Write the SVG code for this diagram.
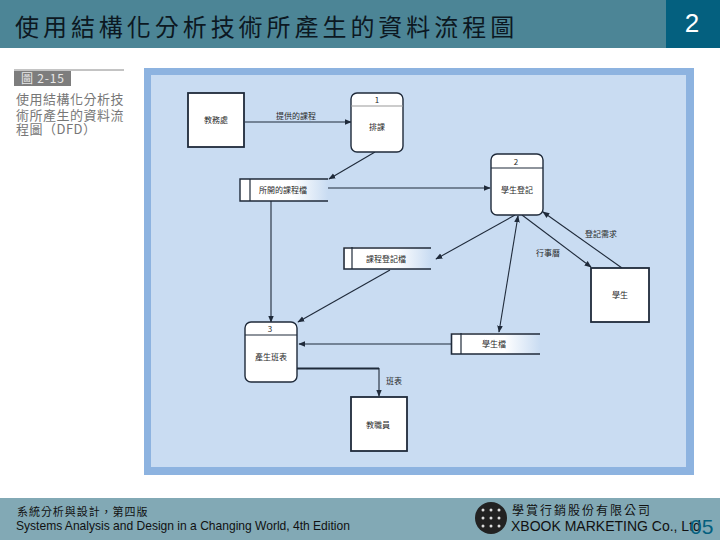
<svg xmlns="http://www.w3.org/2000/svg" width="720" height="540" viewBox="0 0 720 540">
<style>
.cjk{font-family:"Noto Sans CJK TC","Liberation Sans",sans-serif}
.lat{font-family:"Liberation Sans",Arial,sans-serif}
.lb{font-family:"Noto Sans CJK TC",sans-serif;font-size:8px;fill:#2a2a2a;text-anchor:middle}
.box{fill:#fff;stroke:#1f2a3a;stroke-width:1.8}
.proc{fill:#fff;stroke:#1f2a3a;stroke-width:1.4}
.div{stroke:#1f2a3a;stroke-width:1.2}
.cn{fill:none;stroke:#1f2a3a;stroke-width:1.1;marker-end:url(#ah)}
</style>
<defs>
<marker id="ah" viewBox="0 0 10 10" refX="9" refY="5" markerWidth="7" markerHeight="7" orient="auto-start-reverse" markerUnits="userSpaceOnUse"><path d="M0 1L10 5L0 9Z" fill="#1f2a3a"/></marker>
<linearGradient id="fade" x1="0" x2="1" y1="0" y2="0"><stop offset="0.6" stop-color="#fff"/><stop offset="1" stop-color="#c9dcf2"/></linearGradient>
</defs>
<rect width="720" height="540" fill="#fff"/>
<rect width="720" height="48" fill="#4c8596"/>
<rect x="666" width="54" height="48" fill="#04607f"/>
<text x="15" y="36" class="cjk" font-size="24" letter-spacing="3.95" fill="#0c1822">使用結構化分析技術所產生的資料流程圖</text>
<text x="692" y="32" class="lat" font-size="26" fill="#fff" text-anchor="middle">2</text>
<line x1="14" y1="70" x2="124" y2="70" stroke="#888" stroke-width="1"/>
<rect x="14" y="71" width="57" height="15" fill="#7d7d7d"/>
<text x="21" y="83" class="cjk" font-size="12" letter-spacing="0.8" fill="#e8e8e8">圖 2-15</text>
<text class="cjk" font-size="13" letter-spacing="0.5" fill="#777"><tspan x="16" y="104">使用結構化分析技</tspan><tspan x="16" y="119.500">術所產生的資料流</tspan><tspan x="16" y="134">程圖（DFD）</tspan></text>
<rect x="144" y="68" width="550" height="407" fill="#8db3e0"/>
<rect x="151" y="75" width="535" height="392" fill="#c9dcf2"/>
<g id="connectors">
<path class="cn" d="M245 122H351"/>
<path class="cn" d="M375 152L329 179"/>
<path class="cn" d="M328 188H490"/>
<path class="cn" d="M271 201V322"/>
<path class="cn" d="M515 215L436 259"/>
<path class="cn" d="M390 270L298 322"/>
<path class="cn" d="M499 332L518 216" style="marker-start:url(#ah)"/>
<path class="cn" d="M622 268L543 212"/>
<path class="cn" d="M522 215L591 267"/>
<path class="cn" d="M451 344H299"/>
<path fill="none" stroke="#1f2a3a" stroke-width="2" d="M297 368.500H379"/>
<path class="cn" d="M379 368V396"/>
</g>
<g id="n-academic"><rect class="box" x="188" y="93" width="56" height="54"/><text class="lb" x="216" y="123">教務處</text></g>
<g id="n-p1"><rect class="proc" x="351" y="93" width="52" height="59" rx="6"/><line x1="351" x2="403" y1="106" y2="106" stroke="#999" stroke-width="1.2"/><text class="lb" x="377" y="103">1</text><text class="lb" x="377" y="130">排課</text></g>
<g id="n-p2"><rect class="proc" x="491" y="154" width="52" height="61" rx="6"/><line class="div" x1="491" x2="543" y1="168" y2="168"/><text class="lb" x="516" y="165">2</text><text class="lb" x="517" y="193">學生登記</text></g>
<g id="n-p3"><rect class="proc" x="245" y="322" width="52" height="60" rx="6"/><line class="div" x1="245" x2="297" y1="335" y2="335"/><text class="lb" x="270" y="332">3</text><text class="lb" x="271" y="360">產生班表</text></g>
<g id="n-teacher"><rect class="box" x="351" y="397" width="56" height="54"/><text class="lb" x="378" y="428">教職員</text></g>
<g id="n-student"><rect class="box" x="591" y="268" width="58" height="54"/><text class="lb" x="620" y="298">學生</text></g>
<g id="s-offered"><rect x="240" y="179" width="88" height="22" fill="url(#fade)"/><path d="M328 179H240V201H328" fill="none" stroke="#1f2a3a" stroke-width="1.4"/><line class="div" x1="250" x2="250" y1="179" y2="201"/><text class="lb" x="283" y="193">所開的課程檔</text></g>
<g id="s-enroll"><rect x="343" y="247" width="88" height="22" fill="url(#fade)"/><path d="M431 248H344V269H431" fill="none" stroke="#1f2a3a" stroke-width="1.6"/><line class="div" x1="352" x2="352" y1="247" y2="269"/><text class="lb" x="386" y="262">課程登記檔</text></g>
<g id="s-student"><rect x="451" y="333" width="89" height="21" fill="url(#fade)"/><path d="M540 334H451.500V354H540" fill="none" stroke="#1f2a3a" stroke-width="1.6"/><line class="div" x1="461" x2="461" y1="333" y2="354"/><text class="lb" x="494" y="347">學生檔</text></g>
<g id="labels">
<text class="lb" x="296" y="119">提供的課程</text>
<text class="lb" x="601" y="237">登記需求</text>
<text class="lb" x="548" y="256">行事曆</text>
<text class="lb" x="394" y="384">班表</text>
</g>
<rect y="498" width="720" height="42" fill="#82a9b5"/>
<text x="17" y="516" class="cjk" font-size="11" letter-spacing="0.95" fill="#111">系統分析與設計，第四版</text>
<text x="16" y="530" class="lat" font-size="12.050" fill="#111">Systems Analysis and Design in a Changing World, 4th Edition</text>
<circle cx="491" cy="518" r="16" fill="#222"/>
<g fill="#ddd"><circle cx="483" cy="510" r="1.500"/><circle cx="491" cy="510" r="1.500"/><circle cx="499" cy="510" r="1.500"/><circle cx="483" cy="518" r="1.500"/><circle cx="491" cy="518" r="1.500"/><circle cx="499" cy="518" r="1.500"/><circle cx="483" cy="526" r="1.500"/><circle cx="491" cy="526" r="1.500"/><circle cx="499" cy="526" r="1.500"/></g>
<text x="512" y="515" class="cjk" font-size="12" letter-spacing="2" fill="#111">學賞行銷股份有限公司</text>
<text x="511" y="531" class="lat" font-size="14" fill="#111">XBOOK MARKETING Co., Ltd</text>
<text x="690" y="534" class="lat" font-size="21" fill="#04607f">05</text>
</svg>
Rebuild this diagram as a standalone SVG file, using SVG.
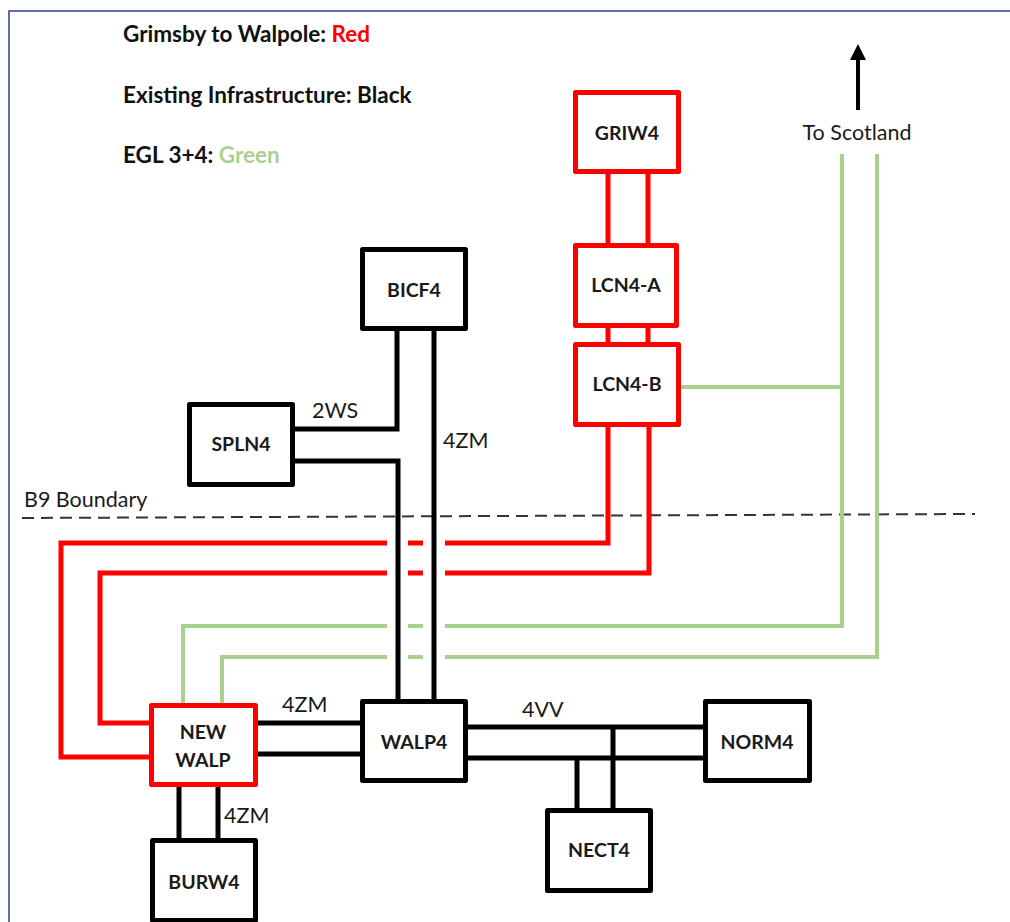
<svg xmlns="http://www.w3.org/2000/svg" width="1010" height="922" viewBox="0 0 1010 922">
<defs>
<style>
.box{fill:#fff;stroke-width:5;stroke-linejoin:round}
.blk{stroke:#000}
.redb{stroke:#ff0000}
.lbl{font-family:Lato,"Liberation Sans",sans-serif;font-weight:bold;font-size:19.5px;fill:#1a1a1a;text-anchor:middle}
.leg{font-family:Lato,"Liberation Sans",sans-serif;font-weight:bold;font-size:22.5px;fill:#111}
.elab{font-family:Lato,"Liberation Sans",sans-serif;font-size:21.5px;fill:#1a1a1a}
.k{fill:none;stroke:#000;stroke-width:5}
.r{fill:none;stroke:#ff0000;stroke-width:5}
.g{fill:none;stroke:#a9d18e;stroke-width:4}
</style>
<marker id="ah" markerWidth="4" markerHeight="4" refX="2" refY="2" orient="auto" markerUnits="strokeWidth">
<path d="M0,0 L4,2 L0,4 Z" fill="#000"/>
</marker>
</defs>
<rect x="0" y="0" width="1010" height="922" fill="#fff"/>
<path d="M9,922 V11 H1010" fill="none" stroke="#2b3ea0" stroke-width="1.5"/>

<g id="legend">
<text class="leg" x="123" y="42">Grimsby to Walpole: <tspan fill="#ff0000">Red</tspan></text>
<text class="leg" x="123" y="103">Existing Infrastructure: Black</text>
<text class="leg" x="123" y="163">EGL 3+4: <tspan fill="#a9d18e">Green</tspan></text>
</g>

<g id="boundary">
<line x1="22" y1="518" x2="975" y2="514" stroke="#333" stroke-width="2" stroke-dasharray="12 7"/>
<text class="elab" x="24" y="507">B9 Boundary</text>
</g>

<g id="scotland">
<line x1="858" y1="110" x2="858" y2="52" stroke="#000" stroke-width="4" marker-end="url(#ah)"/>
<text class="elab" x="857" y="140" text-anchor="middle">To Scotland</text>
</g>

<g id="connectors">
<!-- green -->
<path class="g" d="M681,387 H842"/>
<path class="g" d="M842,154 V626 H445"/>
<path class="g" d="M423,626 H408"/>
<path class="g" d="M387,626 H183 V705"/>
<path class="g" d="M877,154 V657 H445"/>
<path class="g" d="M423,657 H408"/>
<path class="g" d="M387,657 H222 V705"/>
<!-- red -->
<path class="r" d="M608,174 V243 M648,174 V243"/>
<path class="r" d="M608,328 V342 M648,328 V342"/>
<path class="r" d="M608,427 V543 H445"/>
<path class="r" d="M423,543 H408"/>
<path class="r" d="M387,543 H61 V757 H151"/>
<path class="r" d="M649,427 V573 H445"/>
<path class="r" d="M423,573 H408"/>
<path class="r" d="M387,573 H100 V723 H151"/>
<!-- black -->
<path class="k" d="M397,331 V429 H295"/>
<path class="k" d="M434,331 V699"/>
<path class="k" d="M295,461 H398 V699"/>
<path class="k" d="M258,723 H360 M258,754 H360"/>
<path class="k" d="M468,727 H703 M468,758 H703"/>
<path class="k" d="M577,758 V808 M613,727 V808"/>
<path class="k" d="M179,787 V838 M218,787 V838"/>
<text class="elab" x="312" y="418">2WS</text>
<text class="elab" x="443" y="448">4ZM</text>
<text class="elab" x="282" y="712">4ZM</text>
<text class="elab" x="522" y="717">4VV</text>
<text class="elab" x="224" y="823">4ZM</text>
</g>

<g id="GRIW4"><rect class="box redb" x="575.5" y="92.5" width="103" height="79"/><text class="lbl" x="627" y="140">GRIW4</text></g>
<g id="LCN4-A"><rect class="box redb" x="575.5" y="245.5" width="101" height="80"/><text class="lbl" x="626" y="292">LCN4-A</text></g>
<g id="LCN4-B"><rect class="box redb" x="575.5" y="344.5" width="103" height="80"/><text class="lbl" x="627" y="391">LCN4-B</text></g>
<g id="BICF4"><rect class="box blk" x="362.5" y="249.5" width="103" height="79"/><text class="lbl" x="414" y="297">BICF4</text></g>
<g id="SPLN4"><rect class="box blk" x="189.5" y="404.5" width="103" height="80"/><text class="lbl" x="241" y="451">SPLN4</text></g>
<g id="WALP4"><rect class="box blk" x="362.5" y="701.5" width="103" height="79"/><text class="lbl" x="414" y="749">WALP4</text></g>
<g id="NEW-WALP"><rect class="box redb" x="151.5" y="705.5" width="104" height="79"/><text class="lbl" x="203" y="739">NEW</text><text class="lbl" x="203" y="767">WALP</text></g>
<g id="NORM4"><rect class="box blk" x="705.5" y="701.5" width="104" height="79"/><text class="lbl" x="757" y="749">NORM4</text></g>
<g id="NECT4"><rect class="box blk" x="547.5" y="810.5" width="103" height="80"/><text class="lbl" x="599" y="857">NECT4</text></g>
<g id="BURW4"><rect class="box blk" x="152.5" y="840.5" width="103" height="80"/><text class="lbl" x="204" y="889">BURW4</text></g>
</svg>
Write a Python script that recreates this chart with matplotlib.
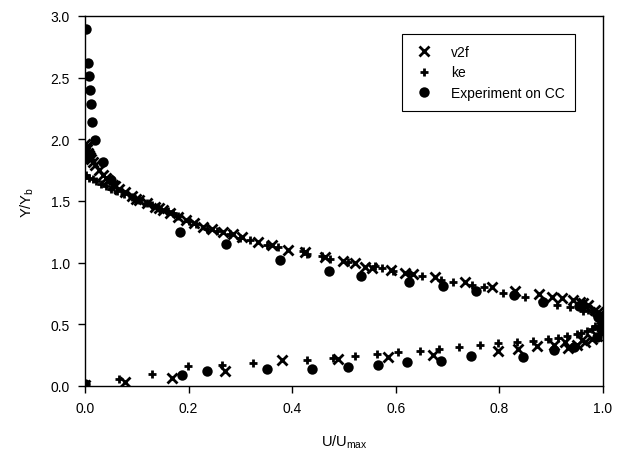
import matplotlib
matplotlib.use('Agg')
import matplotlib.pyplot as plt

plt.rcParams['font.family'] = ['Liberation Sans', 'DejaVu Sans']

# v2f model (x markers)
v2f_x = [0.0, 0.003, 0.006, 0.010, 0.015, 0.020, 0.027, 0.035, 0.045, 0.055,
         0.065, 0.078, 0.090, 0.105, 0.120, 0.135, 0.150, 0.165, 0.180, 0.195,
         0.210, 0.228, 0.245, 0.266, 0.285, 0.303, 0.334, 0.361, 0.392, 0.425,
         0.463, 0.498, 0.521, 0.541, 0.618, 0.634, 0.676, 0.734, 0.786, 0.830,
         0.876, 0.921, 0.956, 0.971, 0.985, 0.994, 0.998, 0.999, 0.998, 0.994,
         0.988, 0.979, 0.965, 0.950, 0.932, 0.927, 0.873, 0.836, 0.797, 0.672,
         0.585, 0.488, 0.380, 0.270, 0.168, 0.077, 0.0,
         0.001, 0.008, 0.012, 0.040, 0.058, 0.098, 0.142, 0.555, 0.590, 0.902,
         0.942, 0.962, 0.990, 0.905, 0.960]
v2f_y = [1.96, 1.92, 1.89, 1.86, 1.82, 1.79, 1.75, 1.71, 1.67, 1.63,
         1.60, 1.57, 1.54, 1.51, 1.48, 1.45, 1.43, 1.40, 1.37, 1.35,
         1.32, 1.29, 1.27, 1.25, 1.23, 1.21, 1.17, 1.14, 1.10, 1.09,
         1.05, 1.01, 1.00, 0.965, 0.915, 0.91, 0.88, 0.84, 0.80, 0.77,
         0.745, 0.71, 0.68, 0.66, 0.62, 0.58, 0.56, 0.52, 0.48, 0.44,
         0.405, 0.38, 0.357, 0.333, 0.31, 0.355, 0.325, 0.30, 0.285, 0.25,
         0.235, 0.22, 0.21, 0.12, 0.065, 0.03, 0.01,
         1.94, 1.87, 1.84, 1.69, 1.62, 1.52, 1.44, 0.955, 0.94, 0.725,
         0.695, 0.67, 0.60, 0.33, 0.37]

# k-epsilon model (+ markers)
ke_x = [0.002, 0.008, 0.015, 0.022, 0.030, 0.040, 0.050, 0.062, 0.075, 0.090,
        0.105, 0.120, 0.140, 0.160, 0.180, 0.200, 0.215, 0.235, 0.280, 0.318,
        0.351, 0.373, 0.421, 0.429, 0.457, 0.473, 0.508, 0.560, 0.573, 0.595,
        0.650, 0.710, 0.747, 0.807, 0.850, 0.911, 0.936, 0.961, 0.980, 0.990,
        0.996, 0.994, 0.985, 0.969, 0.950, 0.930, 0.913, 0.894, 0.865, 0.834,
        0.797, 0.763, 0.722, 0.683, 0.647, 0.604, 0.564, 0.521, 0.479, 0.429,
        0.325, 0.264, 0.199, 0.130, 0.066, 0.0,
        0.097, 0.130, 0.170, 0.255, 0.300, 0.625, 0.688, 0.770, 0.882, 0.972,
        0.978, 0.957]
ke_y = [1.71, 1.69, 1.675, 1.66, 1.64, 1.62, 1.60, 1.58, 1.56, 1.53,
        1.505, 1.48, 1.45, 1.42, 1.38, 1.34, 1.31, 1.27, 1.23, 1.18,
        1.14, 1.13, 1.095, 1.07, 1.055, 1.03, 1.005, 0.97, 0.955, 0.935,
        0.89, 0.84, 0.82, 0.755, 0.72, 0.655, 0.64, 0.61, 0.60, 0.56,
        0.52, 0.545, 0.49, 0.445, 0.42, 0.405, 0.39, 0.38, 0.365, 0.357,
        0.35, 0.33, 0.315, 0.30, 0.285, 0.275, 0.26, 0.245, 0.23, 0.21,
        0.19, 0.17, 0.16, 0.10, 0.055, 0.0,
        1.52, 1.47, 1.40, 1.26, 1.20, 0.915, 0.86, 0.80, 0.69, 0.62,
        0.465, 0.43]

# experiment on CC (filled circles)
exp_x = [0.002, 0.006, 0.008, 0.010, 0.012, 0.014, 0.019, 0.035, 0.050, 0.183,
         0.272, 0.376, 0.471, 0.533, 0.625, 0.691, 0.755, 0.828, 0.884, 0.954,
         0.990, 0.996, 0.988, 0.944, 0.905, 0.846, 0.745, 0.687, 0.622, 0.566,
         0.508, 0.438, 0.351, 0.236, 0.187, 0.0]
exp_y = [2.895, 2.62, 2.51, 2.40, 2.29, 2.14, 1.995, 1.82, 1.67, 1.25,
         1.15, 1.02, 0.93, 0.89, 0.84, 0.81, 0.77, 0.74, 0.68, 0.65,
         0.56, 0.48, 0.40, 0.32, 0.29, 0.235, 0.245, 0.20, 0.195, 0.17,
         0.155, 0.14, 0.14, 0.12, 0.09, 0.015]

fig = plt.figure(figsize=(6.24, 4.52), dpi=100)
ax = fig.add_axes([85 / 624, 65 / 452, 518 / 624, 370 / 452])

ax.plot(v2f_x, v2f_y, linestyle='none', marker='x', color='black',
        markersize=6.5, markeredgewidth=2.0, label='v2f')
ax.plot(ke_x, ke_y, linestyle='none', marker='+', color='black',
        markersize=6.0, markeredgewidth=2.0, label='ke')
ax.plot(exp_x, exp_y, linestyle='none', marker='o', color='black',
        markersize=7.5, markeredgewidth=0, label='Experiment on CC')

ax.set_xlim(0, 1.0)
ax.set_ylim(0, 3.0)
ax.set_xticks([0.0, 0.2, 0.4, 0.6, 0.8, 1.0])
ax.set_yticks([0.0, 0.5, 1.0, 1.5, 2.0, 2.5, 3.0])
ax.set_xticklabels(['0.0', '0.2', '0.4', '0.6', '0.8', '1.0'])
ax.set_yticklabels(['0.0', '0.5', '1.0', '1.5', '2.0', '2.5', '3.0'])
ax.tick_params(direction='out', length=5, width=1, labelsize=10, pad=6)
for s in ax.spines.values():
    s.set_linewidth(1)

ax.set_xlabel('U/U$_{\\mathregular{max}}$', fontsize=10.5, labelpad=12)
ax.set_ylabel('Y/Y$_{\\mathregular{b}}$', fontsize=10.5, labelpad=10)

leg = ax.legend(loc='upper left', bbox_to_anchor=(0.612, 0.951),
                fancybox=False, edgecolor='black', framealpha=1,
                fontsize=10, borderpad=0.8, labelspacing=0.45,
                handletextpad=1.2, handlelength=1.5, borderaxespad=0)
leg.get_frame().set_linewidth(0.8)

fig.savefig('out.png', dpi=100)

-*-

▶ _WRITTEN INSTRUCTION_: Repeat, word for word, the lines of the material above from the one holding "Write a Python" through the one holding "plt.rcParams['font.family'] = ['Liberation". Leave out pictures.

▶ _RESPONSE TO THIS EXERCISE_:
Write a Python script that recreates this chart with matplotlib.
import matplotlib
matplotlib.use('Agg')
import matplotlib.pyplot as plt

plt.rcParams['font.family'] = ['Liberation Sans', 'DejaVu Sans']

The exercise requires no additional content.